WHAT IS NEEDED - Reproduce the listing exactly, with no pictures in your copy.

PROVIDED DATA -
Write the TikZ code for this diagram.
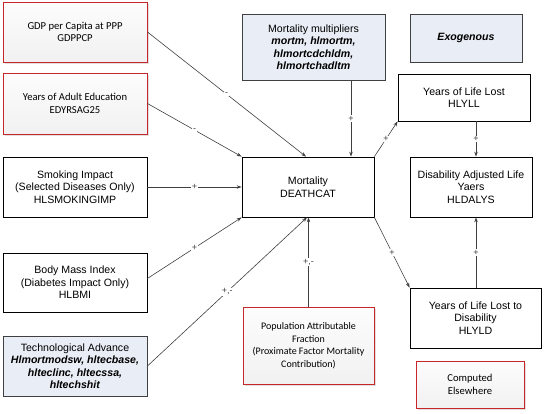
\documentclass[tikz,border=0pt]{standalone}
\usepackage{fontspec}
\setmainfont{Liberation Sans}
\newfontfamily\calfont{Carlito}
\usetikzlibrary{arrows.meta,shadows}
\definecolor{redbd}{HTML}{C8262B}
\definecolor{bluefill}{HTML}{E9EDF5}
\definecolor{linec}{HTML}{404040}
\tikzset{
  box/.style={draw=black, line width=0.8pt, fill=white, inner sep=1pt, align=center,
    font=\fontsize{10.6}{12.5}\selectfont},
  redbox/.style={draw=redbd, line width=0.9pt, top color=gray!2, bottom color=gray!11, inner sep=1pt, align=center,
    font=\calfont\fontsize{10.6}{12.5}\selectfont,
    drop shadow={shadow xshift=1.5pt, shadow yshift=-1.5pt, opacity=0.25, fill=gray}},
  bluebox/.style={draw=linec, line width=0.9pt, fill=bluefill, inner sep=1pt, align=center,
    font=\fontsize{10.6}{12.5}\selectfont},
  conn/.style={draw=linec, line width=0.6pt, -{Stealth[length=5pt,width=3.5pt]}},
  lbl/.style={midway, fill=white, inner sep=0.8pt, font=\fontsize{9}{9}\selectfont, text=linec}
}
\begin{document}
\begin{tikzpicture}[x=1pt,y=-1pt]
\useasboundingbox[fill=white] (0,0) rectangle (544,413);

\node[redbox, minimum width=144pt, minimum height=60pt] (gdp) at (75,32) {GDP per Capita at PPP\\GDPPCP};
\node[redbox, minimum width=144pt, minimum height=61pt] (edu) at (75,103.5) {Years of Adult Education\\EDYRSAG25};
\node[bluebox, minimum width=143pt, minimum height=66pt] (mult) at (313.5,47) {Mortality multipliers\\\textbf{\textit{mortm, hlmortm,}}\\\textbf{\textit{hlmortcdchldm,}}\\\textbf{\textit{hlmortchadltm}}};
\node[bluebox, minimum width=112pt, minimum height=48pt] (exo) at (466,38) {\textbf{\textit{Exogenous}}};
\node[box, minimum width=132pt, minimum height=47pt] (yll) at (464,97.5) {Years of Life Lost\\HLYLL};
\node[box, minimum width=144pt, minimum height=60pt] (smok) at (75,187) {Smoking Impact\\(Selected Diseases Only)\\HLSMOKINGIMP};
\node[box, minimum width=132pt, minimum height=60pt] (mort) at (308,187) {Mortality\\DEATHCAT};
\node[box, minimum width=122pt, minimum height=60pt] (daly) at (471,187) {Disability Adjusted Life\\Yaers\\HLDALYS};
\node[box, minimum width=144pt, minimum height=59pt] (bmi) at (75,282.5) {Body Mass Index\\(Diabetes Impact Only)\\HLBMI};
\node[bluebox, minimum width=144pt, minimum height=60pt] (tech) at (75,366) {Technological Advance\\\textbf{\textit{Hlmortmodsw, hltecbase,}}\\\textbf{\textit{hlteclinc, hltecssa,}}\\\textbf{\textit{hltechshit}}};
\node[redbox, minimum width=131pt, minimum height=77pt, font=\calfont\fontsize{10}{12.5}\selectfont] (paf) at (308.5,345.5) {Population Attributable\\Fraction\\(Proximate Factor Mortality\\Contribution)};
\node[box, minimum width=131pt, minimum height=60pt] (yld) at (475.5,318) {Years of Life Lost to\\Disability\\HLYLD};
\node[redbox, minimum width=108pt, minimum height=47pt] (comp) at (470,384.5) {Computed\\Elsewhere};

\draw[conn] (gdp.east) -- ([xshift=-2pt]mort.north) node[lbl] {-};
\draw[conn] (edu.east) -- (mort.north west) node[lbl] {-};
\draw[conn] (smok.east) -- (mort.west) node[lbl] {+};
\draw[conn] ([yshift=4pt]bmi.east) -- (mort.south west) node[lbl] {+};
\draw[conn] (tech.east) -- ([xshift=-1pt]mort.south) node[lbl] {+,-};
\draw[conn] (paf.north) -- (paf.north |- mort.south) node[lbl] {+,-};
\draw[conn] ([xshift=37.5pt]mult.south) -- ([xshift=43pt]mort.north) node[lbl] {+};
\draw[conn] (mort.north east) -- (yll.south west) node[lbl] {+};
\draw[conn] ([xshift=12pt]yll.south) -- ([xshift=5pt]daly.north) node[lbl] {+};
\draw[conn] (mort.south east) -- (yld.north west) node[lbl] {+};
\draw[conn] ([xshift=0.5pt]yld.north) -- ([xshift=5pt]daly.south) node[lbl] {+};
\end{tikzpicture}
\end{document}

COMPLETED EXERCISE -
Write the TikZ code for this diagram.
\documentclass[tikz,border=0pt]{standalone}
\usepackage{fontspec}
\setmainfont{Liberation Sans}
\newfontfamily\calfont{Carlito}
\usetikzlibrary{arrows.meta,shadows}
\definecolor{redbd}{HTML}{C8262B}
\definecolor{bluefill}{HTML}{E9EDF5}
\definecolor{linec}{HTML}{404040}
\tikzset{
  box/.style={draw=black, line width=0.8pt, fill=white, inner sep=1pt, align=center,
    font=\fontsize{10.6}{12.5}\selectfont},
  redbox/.style={draw=redbd, line width=0.9pt, top color=gray!2, bottom color=gray!11, inner sep=1pt, align=center,
    font=\calfont\fontsize{10.6}{12.5}\selectfont,
    drop shadow={shadow xshift=1.5pt, shadow yshift=-1.5pt, opacity=0.25, fill=gray}},
  bluebox/.style={draw=linec, line width=0.9pt, fill=bluefill, inner sep=1pt, align=center,
    font=\fontsize{10.6}{12.5}\selectfont},
  conn/.style={draw=linec, line width=0.6pt, -{Stealth[length=5pt,width=3.5pt]}},
  lbl/.style={midway, fill=white, inner sep=0.8pt, font=\fontsize{9}{9}\selectfont, text=linec}
}
\begin{document}
\begin{tikzpicture}[x=1pt,y=-1pt]
\useasboundingbox[fill=white] (0,0) rectangle (544,413);

\node[redbox, minimum width=144pt, minimum height=60pt] (gdp) at (75,32) {GDP per Capita at PPP\\GDPPCP};
\node[redbox, minimum width=144pt, minimum height=61pt] (edu) at (75,103.5) {Years of Adult Education\\EDYRSAG25};
\node[bluebox, minimum width=143pt, minimum height=66pt] (mult) at (313.5,47) {Mortality multipliers\\\textbf{\textit{mortm, hlmortm,}}\\\textbf{\textit{hlmortcdchldm,}}\\\textbf{\textit{hlmortchadltm}}};
\node[bluebox, minimum width=112pt, minimum height=48pt] (exo) at (466,38) {\textbf{\textit{Exogenous}}};
\node[box, minimum width=132pt, minimum height=47pt] (yll) at (464,97.5) {Years of Life Lost\\HLYLL};
\node[box, minimum width=144pt, minimum height=60pt] (smok) at (75,187) {Smoking Impact\\(Selected Diseases Only)\\HLSMOKINGIMP};
\node[box, minimum width=132pt, minimum height=60pt] (mort) at (308,187) {Mortality\\DEATHCAT};
\node[box, minimum width=122pt, minimum height=60pt] (daly) at (471,187) {Disability Adjusted Life\\Yaers\\HLDALYS};
\node[box, minimum width=144pt, minimum height=59pt] (bmi) at (75,282.5) {Body Mass Index\\(Diabetes Impact Only)\\HLBMI};
\node[bluebox, minimum width=144pt, minimum height=60pt] (tech) at (75,366) {Technological Advance\\\textbf{\textit{Hlmortmodsw, hltecbase,}}\\\textbf{\textit{hlteclinc, hltecssa,}}\\\textbf{\textit{hltechshit}}};
\node[redbox, minimum width=131pt, minimum height=77pt, font=\calfont\fontsize{10}{12.5}\selectfont] (paf) at (308.5,345.5) {Population Attributable\\Fraction\\(Proximate Factor Mortality\\Contribution)};
\node[box, minimum width=131pt, minimum height=60pt] (yld) at (475.5,318) {Years of Life Lost to\\Disability\\HLYLD};
\node[redbox, minimum width=108pt, minimum height=47pt] (comp) at (470,384.5) {Computed\\Elsewhere};

\draw[conn] (gdp.east) -- ([xshift=-2pt]mort.north) node[lbl] {-};
\draw[conn] (edu.east) -- (mort.north west) node[lbl] {-};
\draw[conn] (smok.east) -- (mort.west) node[lbl] {+};
\draw[conn] ([yshift=4pt]bmi.east) -- (mort.south west) node[lbl] {+};
\draw[conn] (tech.east) -- ([xshift=-1pt]mort.south) node[lbl] {+,-};
\draw[conn] (paf.north) -- (paf.north |- mort.south) node[lbl] {+,-};
\draw[conn] ([xshift=37.5pt]mult.south) -- ([xshift=43pt]mort.north) node[lbl] {+};
\draw[conn] (mort.north east) -- (yll.south west) node[lbl] {+};
\draw[conn] ([xshift=12pt]yll.south) -- ([xshift=5pt]daly.north) node[lbl] {+};
\draw[conn] (mort.south east) -- (yld.north west) node[lbl] {+};
\draw[conn] ([xshift=0.5pt]yld.north) -- ([xshift=5pt]daly.south) node[lbl] {+};
\end{tikzpicture}
\end{document}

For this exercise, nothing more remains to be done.